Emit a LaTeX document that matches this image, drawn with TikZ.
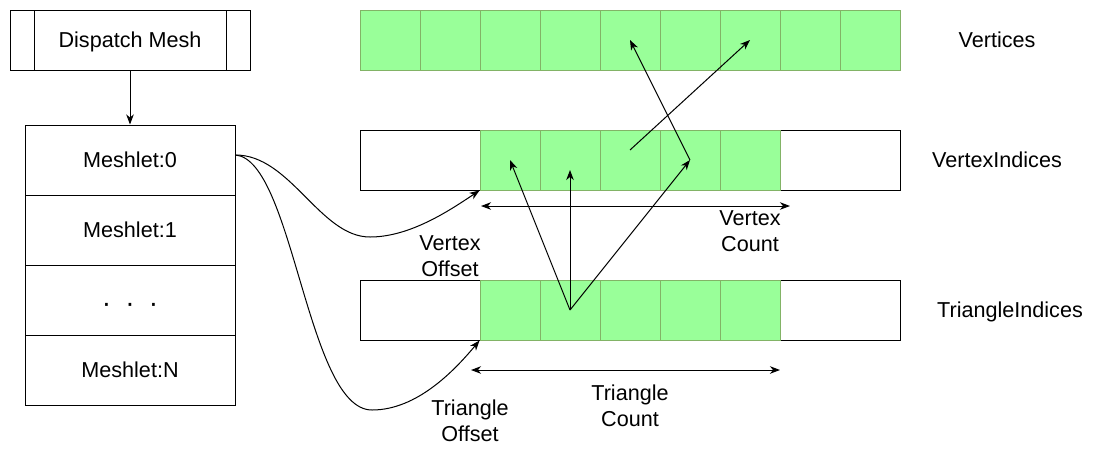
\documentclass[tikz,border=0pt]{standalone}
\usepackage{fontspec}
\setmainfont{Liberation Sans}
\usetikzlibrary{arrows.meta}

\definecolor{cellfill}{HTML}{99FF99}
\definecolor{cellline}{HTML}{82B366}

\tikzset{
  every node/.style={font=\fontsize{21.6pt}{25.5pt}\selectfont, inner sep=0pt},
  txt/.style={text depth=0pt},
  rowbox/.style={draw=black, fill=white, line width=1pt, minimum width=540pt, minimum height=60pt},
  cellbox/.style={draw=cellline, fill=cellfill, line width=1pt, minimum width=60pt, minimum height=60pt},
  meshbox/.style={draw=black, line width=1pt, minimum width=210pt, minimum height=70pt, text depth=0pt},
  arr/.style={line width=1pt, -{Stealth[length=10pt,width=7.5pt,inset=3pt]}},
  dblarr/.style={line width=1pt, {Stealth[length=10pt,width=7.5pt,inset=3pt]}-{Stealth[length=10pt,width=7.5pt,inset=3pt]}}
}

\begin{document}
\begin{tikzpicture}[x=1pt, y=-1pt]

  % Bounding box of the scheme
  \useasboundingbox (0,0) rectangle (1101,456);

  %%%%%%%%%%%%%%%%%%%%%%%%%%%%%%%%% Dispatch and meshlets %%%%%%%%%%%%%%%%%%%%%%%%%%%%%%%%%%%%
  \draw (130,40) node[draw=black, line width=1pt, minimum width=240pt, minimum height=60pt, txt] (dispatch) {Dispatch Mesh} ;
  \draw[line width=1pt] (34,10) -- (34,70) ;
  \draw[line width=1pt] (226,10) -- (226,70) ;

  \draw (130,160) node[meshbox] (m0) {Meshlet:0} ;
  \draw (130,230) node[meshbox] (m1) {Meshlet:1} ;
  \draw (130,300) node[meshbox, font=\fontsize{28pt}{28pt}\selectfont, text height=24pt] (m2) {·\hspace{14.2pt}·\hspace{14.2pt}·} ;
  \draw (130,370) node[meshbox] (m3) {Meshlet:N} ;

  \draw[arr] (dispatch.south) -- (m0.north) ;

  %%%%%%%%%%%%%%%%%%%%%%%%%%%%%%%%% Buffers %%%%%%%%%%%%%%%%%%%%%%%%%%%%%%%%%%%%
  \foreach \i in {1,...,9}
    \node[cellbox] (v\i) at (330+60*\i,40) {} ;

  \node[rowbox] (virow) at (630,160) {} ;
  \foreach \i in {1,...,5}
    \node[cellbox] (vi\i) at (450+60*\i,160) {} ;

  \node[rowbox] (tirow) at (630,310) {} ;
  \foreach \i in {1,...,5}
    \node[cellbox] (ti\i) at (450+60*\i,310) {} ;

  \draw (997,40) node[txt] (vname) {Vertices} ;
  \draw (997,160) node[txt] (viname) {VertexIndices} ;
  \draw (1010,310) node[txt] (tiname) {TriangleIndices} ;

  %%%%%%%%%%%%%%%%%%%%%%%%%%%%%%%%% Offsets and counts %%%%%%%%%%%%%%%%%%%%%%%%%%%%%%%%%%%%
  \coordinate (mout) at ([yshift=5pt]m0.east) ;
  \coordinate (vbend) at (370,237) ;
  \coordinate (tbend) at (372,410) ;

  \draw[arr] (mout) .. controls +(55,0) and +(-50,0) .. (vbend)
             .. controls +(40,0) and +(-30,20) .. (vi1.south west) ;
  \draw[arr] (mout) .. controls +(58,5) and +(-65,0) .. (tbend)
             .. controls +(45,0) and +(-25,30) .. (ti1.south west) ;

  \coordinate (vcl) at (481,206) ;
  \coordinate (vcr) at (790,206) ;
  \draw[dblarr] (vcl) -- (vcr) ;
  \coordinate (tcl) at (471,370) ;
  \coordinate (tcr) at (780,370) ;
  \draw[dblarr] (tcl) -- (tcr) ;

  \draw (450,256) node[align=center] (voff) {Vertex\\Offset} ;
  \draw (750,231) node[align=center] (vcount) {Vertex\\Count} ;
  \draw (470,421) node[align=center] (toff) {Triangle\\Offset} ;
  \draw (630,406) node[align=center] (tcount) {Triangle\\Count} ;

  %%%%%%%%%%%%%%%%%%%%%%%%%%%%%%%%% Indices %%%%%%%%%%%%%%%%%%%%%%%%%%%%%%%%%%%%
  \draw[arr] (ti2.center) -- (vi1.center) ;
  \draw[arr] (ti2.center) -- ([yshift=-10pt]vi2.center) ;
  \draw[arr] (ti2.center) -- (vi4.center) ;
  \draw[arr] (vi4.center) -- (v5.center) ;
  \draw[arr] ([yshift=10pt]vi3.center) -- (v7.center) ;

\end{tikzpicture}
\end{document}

• **THE EXERCISE**: Pictures are excluded; extract exactly the lines from the start of the data through the line that holds "-- (226,70) ;", both ends included.

• **COMPLETE OUTPUT**:
Emit a LaTeX document that matches this image, drawn with TikZ.
\documentclass[tikz,border=0pt]{standalone}
\usepackage{fontspec}
\setmainfont{Liberation Sans}
\usetikzlibrary{arrows.meta}

\definecolor{cellfill}{HTML}{99FF99}
\definecolor{cellline}{HTML}{82B366}

\tikzset{
  every node/.style={font=\fontsize{21.6pt}{25.5pt}\selectfont, inner sep=0pt},
  txt/.style={text depth=0pt},
  rowbox/.style={draw=black, fill=white, line width=1pt, minimum width=540pt, minimum height=60pt},
  cellbox/.style={draw=cellline, fill=cellfill, line width=1pt, minimum width=60pt, minimum height=60pt},
  meshbox/.style={draw=black, line width=1pt, minimum width=210pt, minimum height=70pt, text depth=0pt},
  arr/.style={line width=1pt, -{Stealth[length=10pt,width=7.5pt,inset=3pt]}},
  dblarr/.style={line width=1pt, {Stealth[length=10pt,width=7.5pt,inset=3pt]}-{Stealth[length=10pt,width=7.5pt,inset=3pt]}}
}

\begin{document}
\begin{tikzpicture}[x=1pt, y=-1pt]

  % Bounding box of the scheme
  \useasboundingbox (0,0) rectangle (1101,456);

  %%%%%%%%%%%%%%%%%%%%%%%%%%%%%%%%% Dispatch and meshlets %%%%%%%%%%%%%%%%%%%%%%%%%%%%%%%%%%%%
  \draw (130,40) node[draw=black, line width=1pt, minimum width=240pt, minimum height=60pt, txt] (dispatch) {Dispatch Mesh} ;
  \draw[line width=1pt] (34,10) -- (34,70) ;
  \draw[line width=1pt] (226,10) -- (226,70) ;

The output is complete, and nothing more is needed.